A French newspaper source of the day found HERE (and poorly translated to English by Google) says:
The tragedy occurred while the two airmen were aboard an experimental apparatus of the firm Caudron, Barrault having taken the controls to realize a flight that will turn badly: indeed, while he makes a descent in spin , Barrault failed to straighten out the airplane in time to avoid the crash.
So… the second source also says she was the passenger, and provides more detail on the actual crash.
This, folks, is why you have to find multiple sources to arrive at the truth when it comes to providing a true history.
Gone, but not forgotten completely, the week that includes March 8 – when de Laroche received her pilot’s license – a Women of Aviation week is held globally. The week also includes International Women’s Day… and is is meant to bring attention to the world of aviation as an inspiration for women.

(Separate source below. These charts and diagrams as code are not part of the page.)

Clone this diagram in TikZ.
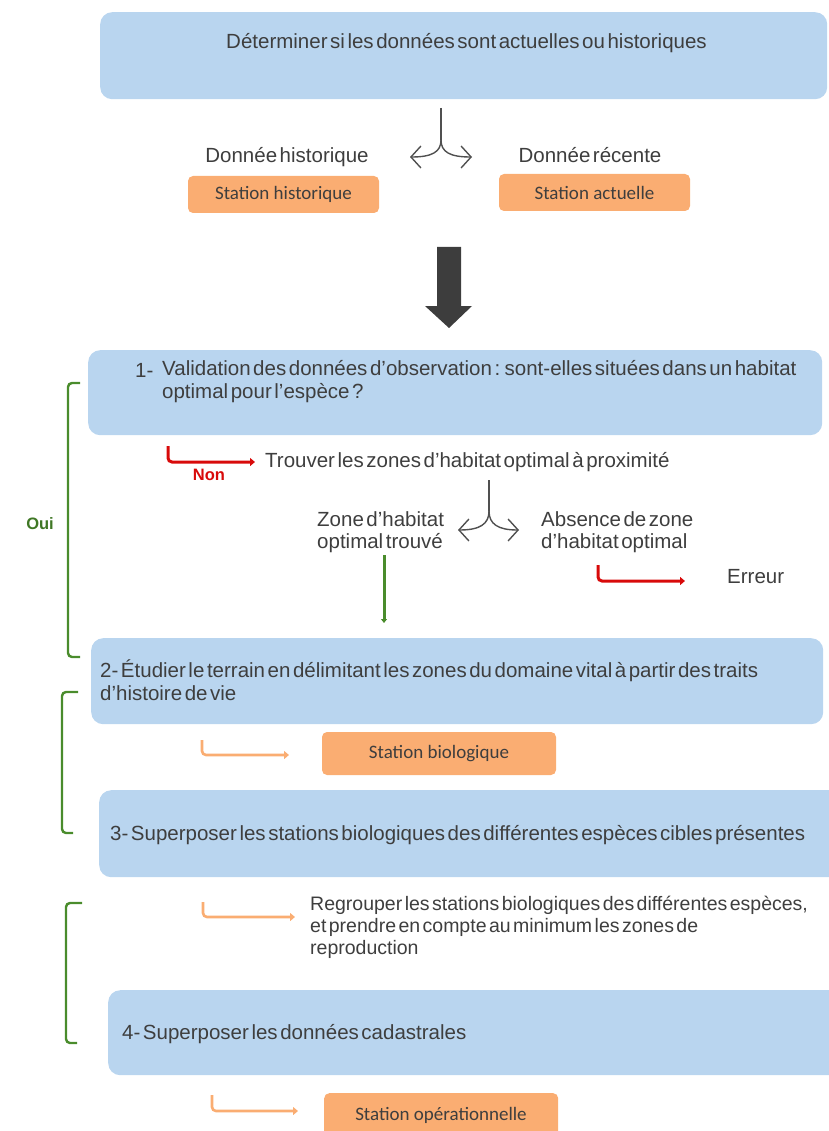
\documentclass[tikz,border=0pt]{standalone}
\usepackage{fontspec}
\setmainfont{Liberation Sans}[WordSpace=0.45]
\newfontfamily\calib{Carlito}
\usetikzlibrary{arrows.meta}
\definecolor{boxblue}{HTML}{B9D5EF}
\definecolor{boxorange}{HTML}{FAAD72}
\definecolor{txtgray}{HTML}{3E3E3E}
\definecolor{arrred}{HTML}{D80A0A}
\definecolor{brgreen}{HTML}{4A8C2C}
\definecolor{splitgray}{HTML}{505050}
\definecolor{bigarr}{HTML}{3D3D3D}
\begin{document}
\begin{tikzpicture}[x=1pt,y=-1pt,
  bluebox/.style={fill=boxblue, draw=none, rounded corners=12pt, anchor=north west, inner sep=0},
  orangebox/.style={fill=boxorange, draw=none, rounded corners=5pt, text=txtgray,
    font=\calib\fontsize{19}{22}\selectfont, inner sep=0},
  lbl/.style={font=\fontsize{20.5}{22.5}\selectfont, text=txtgray, inner sep=0, align=left},
  splitline/.style={draw=splitgray, line width=1.4pt},
  splitarr/.style={draw=splitgray, line width=1.4pt, -{Straight Barb[length=10pt,width=22pt]}},
  redarr/.style={draw=arrred, line width=3pt, rounded corners=4pt, -{Triangle[length=5pt,width=8pt]}},
  orarr/.style={draw=boxorange, line width=2.6pt, rounded corners=4pt, -{Triangle[length=5pt,width=8pt]}},
  grarr/.style={draw=brgreen, line width=3pt, -{Triangle[length=4pt,width=6pt]}},
  brack/.style={draw=brgreen, line width=2.4pt, rounded corners=4pt},
  tag/.style={font=\bfseries\fontsize{16.5}{18}\selectfont, inner sep=0}
]
\useasboundingbox (0,0) rectangle (828,1131);

% ---------- top ----------
\node[bluebox, minimum width=727, minimum height=87] (b0) at (100,12) {};
\node[lbl, anchor=west] (t0) at (226,43) {Déterminer si les données sont actuelles ou historiques};

\coordinate (s1a) at (441,108);
\coordinate (s1j) at (441,140);
\coordinate (s1l) at (410,157);
\coordinate (s1r) at (472,157);
\draw[splitline] (s1a) -- (s1j);
\draw[splitarr] (s1j) .. controls (441,152) and (432,157) .. (s1l);
\draw[splitarr] (s1j) .. controls (441,152) and (450,157) .. (s1r);

\node[lbl] (dh) at (287,157) {Donnée historique};
\node[lbl] (dr) at (590,155) {Donnée récente};
\node[orangebox, minimum width=191, minimum height=37] (sh) at (283.5,194.5) {Station historique};
\node[orangebox, minimum width=191, minimum height=37] (sa) at (594.5,192.5) {Station actuelle};

% big arrow
\fill[bigarr] (437,247) -- (461,247) -- (461,306) -- (472,306) -- (449,328) -- (425,306) -- (437,306) -- cycle;

% ---------- step 1 ----------
\node[bluebox, minimum width=734, minimum height=85] (b1) at (88,350) {};
\node[lbl, anchor=west] (n1) at (135,370) {1-};
\node[lbl, anchor=west] (t1) at (162,381.5) {Validation des données d’observation : sont-elles situées dans un habitat\\optimal pour l’espèce ?};

\coordinate (r1s) at (168,446);
\coordinate (r1e) at (255,462);
\draw[redarr] (r1s) |- (r1e);
\node[tag, text=arrred] (non) at (209,475) {Non};
\node[lbl, anchor=west] (t1b) at (265,462) {Trouver les zones d’habitat optimal à proximité};

\coordinate (s2a) at (489,480);
\coordinate (s2j) at (489,511);
\coordinate (s2l) at (458,530);
\coordinate (s2r) at (519,530);
\draw[splitline] (s2a) -- (s2j);
\draw[splitarr] (s2j) .. controls (489,524) and (480,530) .. (s2l);
\draw[splitarr] (s2j) .. controls (489,524) and (498,530) .. (s2r);

\node[lbl, anchor=west] (zf) at (317,532) {Zone d’habitat\\optimal trouvé};
\node[lbl, anchor=west] (za) at (541,532) {Absence de zone\\d’habitat optimal};

\coordinate (g1s) at (384,555);
\coordinate (g1e) at (384,623);
\draw[grarr] (g1s) -- (g1e);

\coordinate (r2s) at (598,565);
\coordinate (r2e) at (685,581);
\draw[redarr] (r2s) |- (r2e);
\node[lbl, anchor=west] (err) at (727,577) {Erreur};

% Oui bracket
\coordinate (o1) at (80,383);
\coordinate (o2) at (80,657);
\draw[brack] (o1) -- (68,383) -- (68,657) -- (o2);
\node[tag, text=brgreen!85!black] (oui) at (40,524) {Oui};

% ---------- step 2 ----------
\node[bluebox, minimum width=732, minimum height=86] (b2) at (91,638) {};
\node[lbl, anchor=west] (t2) at (100,680) {2- Étudier le terrain en délimitant les zones du domaine vital à partir des traits\\d’histoire de vie};

\coordinate (o3s) at (202,740);
\coordinate (o3e) at (289,755);
\draw[orarr] (o3s) |- (o3e);
\node[orangebox, minimum width=234, minimum height=43] (sb) at (439,753.5) {Station biologique};

\draw[brack] (78,692) -- (62,692) -- (62,833) -- (73,833);

% ---------- step 3 ----------
\node[bluebox, minimum width=745, minimum height=87] (b3) at (99,790) {};
\node[lbl, anchor=west] (t3) at (110,835) {3- Superposer les stations biologiques des différentes espèces cibles présentes};

\coordinate (o4s) at (203,902);
\coordinate (o4e) at (295,917);
\draw[orarr] (o4s) |- (o4e);
\node[lbl, anchor=west, font=\fontsize{19.5}{22}\selectfont] (t3b) at (310,927) {Regrouper les stations biologiques des différentes espèces,\\et prendre en compte au minimum les zones de\\reproduction};

\draw[brack] (82,903) -- (66,903) -- (66,1043) -- (77,1043);

% ---------- step 4 ----------
\node[bluebox, minimum width=735, minimum height=85] (b4) at (108,990) {};
\node[lbl, anchor=west] (t4) at (122,1034) {4- Superposer les données cadastrales};

\coordinate (o5s) at (212,1095);
\coordinate (o5e) at (298,1111);
\draw[orarr] (o5s) |- (o5e);
\node[orangebox, minimum width=234, minimum height=46, anchor=north west] (so) at (324,1093) {};
\node[font=\calib\fontsize{19}{22}\selectfont, text=txtgray, inner sep=0] (sot) at (441,1115) {Station opérationnelle};
\end{tikzpicture}
\end{document}
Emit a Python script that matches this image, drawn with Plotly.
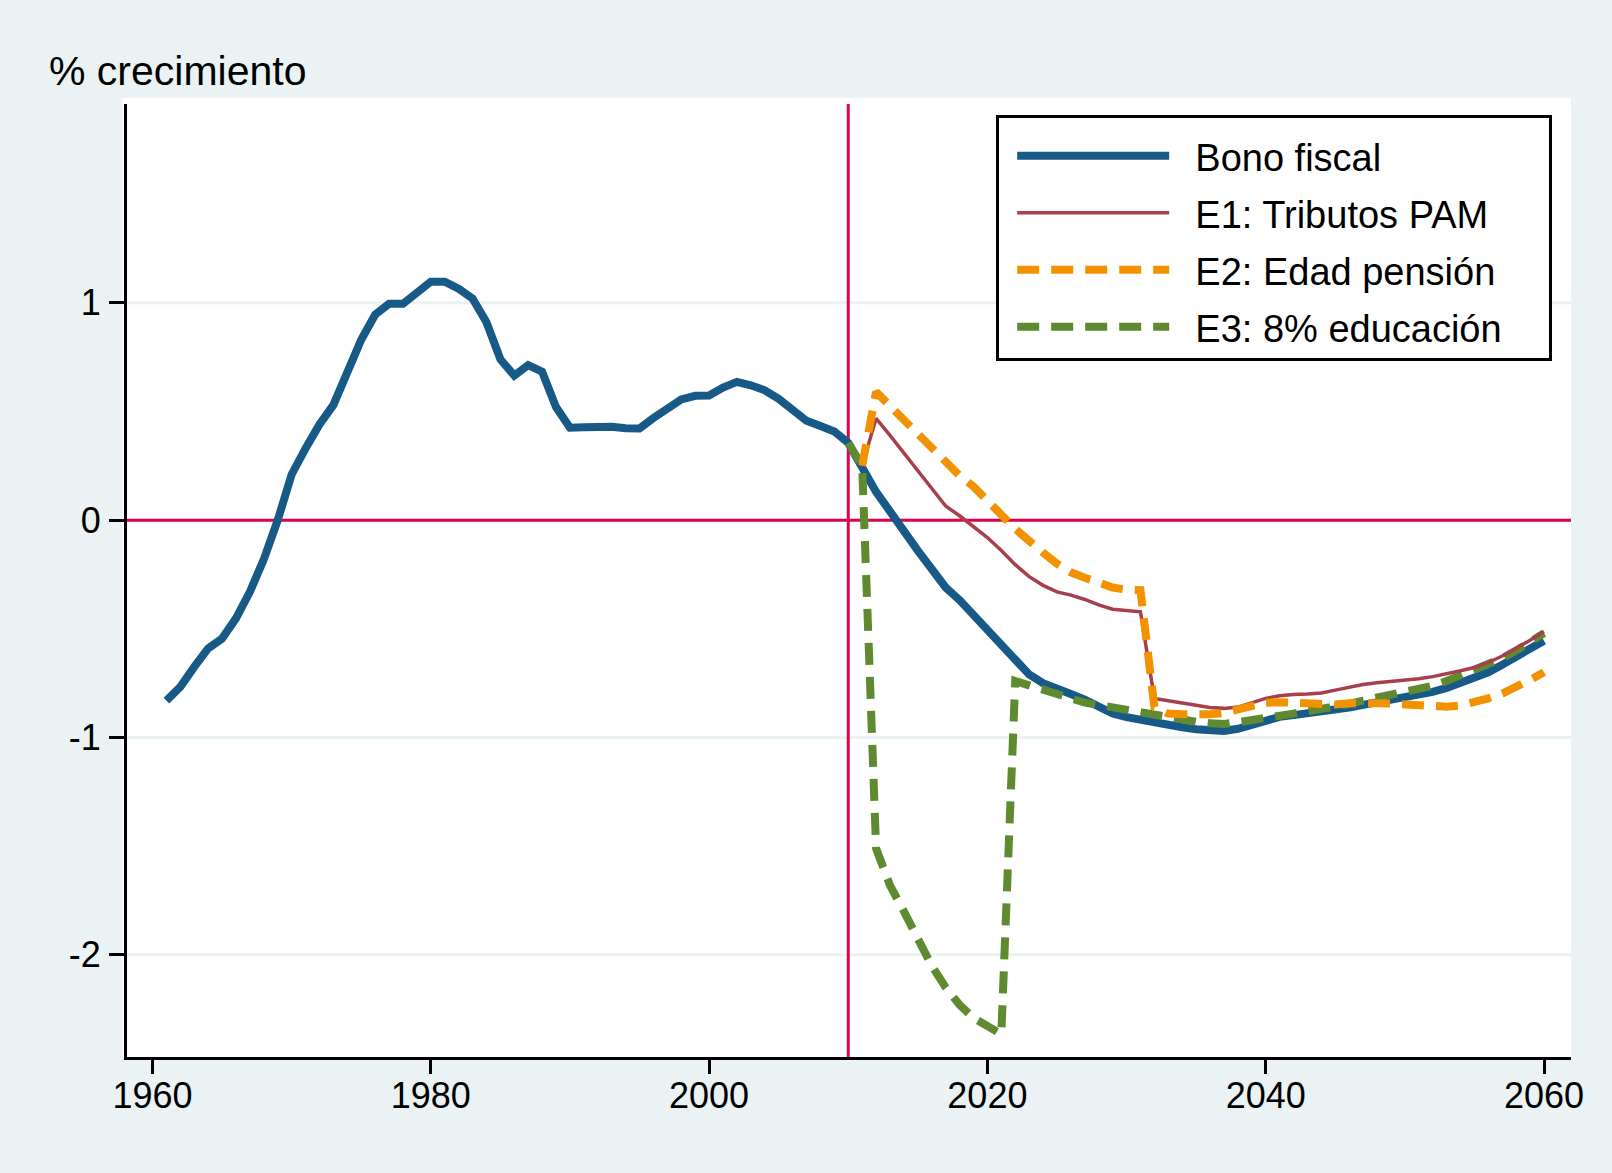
import plotly.graph_objects as go

# ---------------- data ----------------
years_base = list(range(1961, 2061))
bono_fiscal = [
    -0.83, -0.767, -0.675, -0.59, -0.545, -0.452, -0.33, -0.18, 0.0, 0.21,       # 1961-1970
    0.33, 0.44, 0.53, 0.675, 0.83, 0.945, 0.995, 0.995, 1.05, 1.097,             # 1971-1980
    1.097, 1.065, 1.02, 0.91, 0.74, 0.665, 0.713, 0.683, 0.52, 0.425,            # 1981-1990
    0.427, 0.433, 0.43, 0.423, 0.422, 0.47, 0.518, 0.555, 0.572, 0.573,          # 1991-2000
    0.61, 0.636, 0.62, 0.597, 0.558, 0.505, 0.457, 0.433, 0.408, 0.355,          # 2001-2010
    0.245, 0.13, 0.04, -0.055, -0.14, -0.225, -0.31, -0.368, -0.437, -0.503,     # 2011-2020
    -0.58, -0.65, -0.71, -0.75, -0.78, -0.80, -0.826, -0.857, -0.89, -0.906,     # 2021-2030
    -0.92, -0.93, -0.943, -0.953, -0.962, -0.968, -0.97, -0.96, -0.94, -0.918,   # 2031-2040
    -0.905, -0.897, -0.89, -0.884, -0.872, -0.862, -0.85, -0.838, -0.826, -0.815,  # 2041-2050
    -0.806, -0.79, -0.772, -0.75, -0.728, -0.70, -0.665, -0.63, -0.593, -0.555,  # 2051-2060
]

years_e1 = list(range(2011, 2061))
e1_tributos_pam = [
    0.25, 0.468, 0.39, 0.31, 0.23, 0.15, 0.065, 0.02, -0.03, -0.08,              # 2011-2020
    -0.14, -0.205, -0.26, -0.30, -0.33, -0.345, -0.365, -0.39, -0.41, -0.418,    # 2021-2030
    -0.422, -0.82, -0.832, -0.843, -0.852, -0.862, -0.866, -0.86, -0.84, -0.82,  # 2031-2040
    -0.808, -0.802, -0.80, -0.795, -0.782, -0.768, -0.756, -0.748, -0.742, -0.737,  # 2041-2050
    -0.73, -0.72, -0.708, -0.693, -0.678, -0.655, -0.625, -0.59, -0.553, -0.512,  # 2051-2060
]

years_e2 = list(range(2011, 2061))
e2_edad_pension = [
    0.25, 0.59, 0.525, 0.46, 0.395, 0.33, 0.265, 0.205, 0.155, 0.095,            # 2011-2020
    0.025, -0.04, -0.10, -0.15, -0.20, -0.24, -0.265, -0.29, -0.31, -0.32,       # 2021-2030
    -0.322, -0.86, -0.89, -0.893, -0.895, -0.893, -0.887, -0.87, -0.85, -0.84,   # 2031-2040
    -0.838, -0.84, -0.845, -0.85, -0.848, -0.843, -0.84, -0.842, -0.844, -0.848,  # 2041-2050
    -0.853, -0.858, -0.858, -0.853, -0.84, -0.82, -0.798, -0.77, -0.735, -0.70,  # 2051-2060
]

years_e3 = list(range(2010, 2061))
e3_educacion = [
    0.355, 0.25, -1.51, -1.68, -1.80, -1.93, -2.05, -2.15, -2.23, -2.29, -2.33,  # 2010-2020
    -2.365, -0.74, -0.76, -0.78, -0.80, -0.82, -0.84, -0.85, -0.862, -0.872,     # 2021-2030
    -0.882, -0.892, -0.905, -0.918, -0.928, -0.935, -0.938, -0.93, -0.918, -0.91,  # 2031-2040
    -0.90, -0.89, -0.88, -0.87, -0.86, -0.845, -0.83, -0.818, -0.806, -0.795,    # 2041-2050
    -0.78, -0.762, -0.74, -0.715, -0.69, -0.66, -0.635, -0.60, -0.565, -0.52,    # 2051-2060
]

series_names = ["Bono fiscal", "E1: Tributos PAM", "E2: Edad pensión", "E3: 8% educación"]
x_tickvals = [1960, 1980, 2000, 2020, 2040, 2060]
y_tickvals = [-2, -1, 0, 1]
y_ticktext = ["-2", "-1", "0", "1"]
y_gridvals = [-2, -1, 1]
ref_year = 2010
ref_value = 0
y_title = "% crecimiento"

# ---------------- style ----------------
BG = "#EAF2F3"
BLUE = "#185A87"
MAROON = "#A8404C"
ORANGE = "#F39200"
GREEN = "#5F8A30"
CRIMSON = "#E1004E"
FONT = "Liberation Sans, Arial, Helvetica, sans-serif"
NB = "\u00a0"

W, H = 1612, 1173
L, R, T, B = 126.5, 41, 104, 116.3
PW = W - L - R
PH = H - T - B


def legend_label(s):
    return NB * 2 + s + NB * 4


fig = go.Figure()
fig.add_trace(go.Scatter(x=years_base, y=bono_fiscal, mode="lines", name=legend_label(series_names[0]),
                         line=dict(color=BLUE, width=8), legendrank=1, legendgroup="g1"))
fig.add_trace(go.Scatter(x=years_e3, y=e3_educacion, mode="lines", name=legend_label(series_names[3]),
                         line=dict(color=GREEN, width=8, dash="22px,12px"),
                         legendrank=4, legendgroup="g4"))
fig.add_trace(go.Scatter(x=years_e1, y=e1_tributos_pam, mode="lines", name=legend_label(series_names[1]),
                         line=dict(color=MAROON, width=3.5), legendrank=2, legendgroup="g2"))
fig.add_trace(go.Scatter(x=years_e2, y=e2_edad_pension, mode="lines", name=legend_label(series_names[2]),
                         line=dict(color=ORANGE, width=8, dash="22px,12px"),
                         legendrank=3, legendgroup="g3"))

shapes = [
    # white plot region extending slightly beyond the axes (Stata-like margin)
    dict(type="rect", xref="paper", yref="paper", x0=-4.5 / PW, x1=1, y0=0, y1=1 + 6 / PH,
         fillcolor="white", line=dict(width=0), layer="below"),
]
for gv in y_gridvals:
    shapes.append(dict(type="line", xref="paper", yref="y", x0=0, x1=1, y0=gv, y1=gv,
                       line=dict(color=BG, width=3), layer="below"))
shapes += [
    dict(type="line", xref="x", yref="paper", x0=ref_year, x1=ref_year, y0=0, y1=1,
         line=dict(color=CRIMSON, width=3), layer="below"),
    dict(type="line", xref="paper", yref="y", x0=0, x1=1, y0=ref_value, y1=ref_value,
         line=dict(color=CRIMSON, width=3), layer="below"),
]

fig.update_layout(
    width=W, height=H,
    margin=dict(l=L, r=R, t=T, b=B, pad=0),
    paper_bgcolor=BG, plot_bgcolor="white",
    font=dict(family=FONT, color="black", size=36),
    shapes=shapes,
    showlegend=True,
    legend=dict(
        x=(996 - L) / PW, y=1 - (115 - T) / PH, xanchor="left", yanchor="top",
        bgcolor="white", bordercolor="black", borderwidth=3,
        font=dict(family=FONT, size=38, color="black"),
        itemwidth=152, indentation=13, traceorder="grouped", tracegroupgap=4.6,
        title=dict(text=NB, font=dict(size=5)),
    ),
    annotations=[
        dict(text=y_title, xref="paper", yref="paper", x=(46.5 - L) / PW, y=1 + (T - 71) / PH,
             xanchor="left", yanchor="middle", showarrow=False,
             font=dict(family=FONT, size=41, color="black")),
    ],
)

fig.update_xaxes(
    range=[1958.168, 2061.94], tickvals=x_tickvals, ticks="outside", ticklen=14, tickwidth=3,
    tickcolor="black", showline=True, linecolor="black", linewidth=3, showgrid=False,
    zeroline=False, ticklabelstandoff=-9, tickfont=dict(family=FONT, size=36, color="black"),
)
fig.update_yaxes(
    range=[-2.4699, 1.9144], tickvals=y_tickvals, ticktext=y_ticktext, ticks="outside",
    ticklen=15, tickwidth=3, tickcolor="black", showline=True, linecolor="black", linewidth=3,
    showgrid=False, zeroline=False, ticklabelstandoff=1,
    tickfont=dict(family=FONT, size=36, color="black"),
)

fig.write_html("out.html", config={"displayModeBar": False},
               post_script="document.body.style.margin='0px';")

This concludes the W.D.& H.O Wills, Aviation series 1910 of 50 cards.
I will continue by examining the next 25 to 35 cards that appeared in the 75 and 85-card series issued in Australia and New Zealand in 1911, continuing the series.
Some of the cards in the multiple 75 card issues (depending on the various tobacco brands), were not the same: for example, card #74 might have had two different aircraft issued with different tobacco backs.
I’ll be back writing more in January. Until then: Merry Christmas, Happy Hanukah, Seasons Greetings, Happy Kwanzaa or whatever you celebrate – and happy Festivus for the rest of us. Happy new year, too. Stay safe and healthy.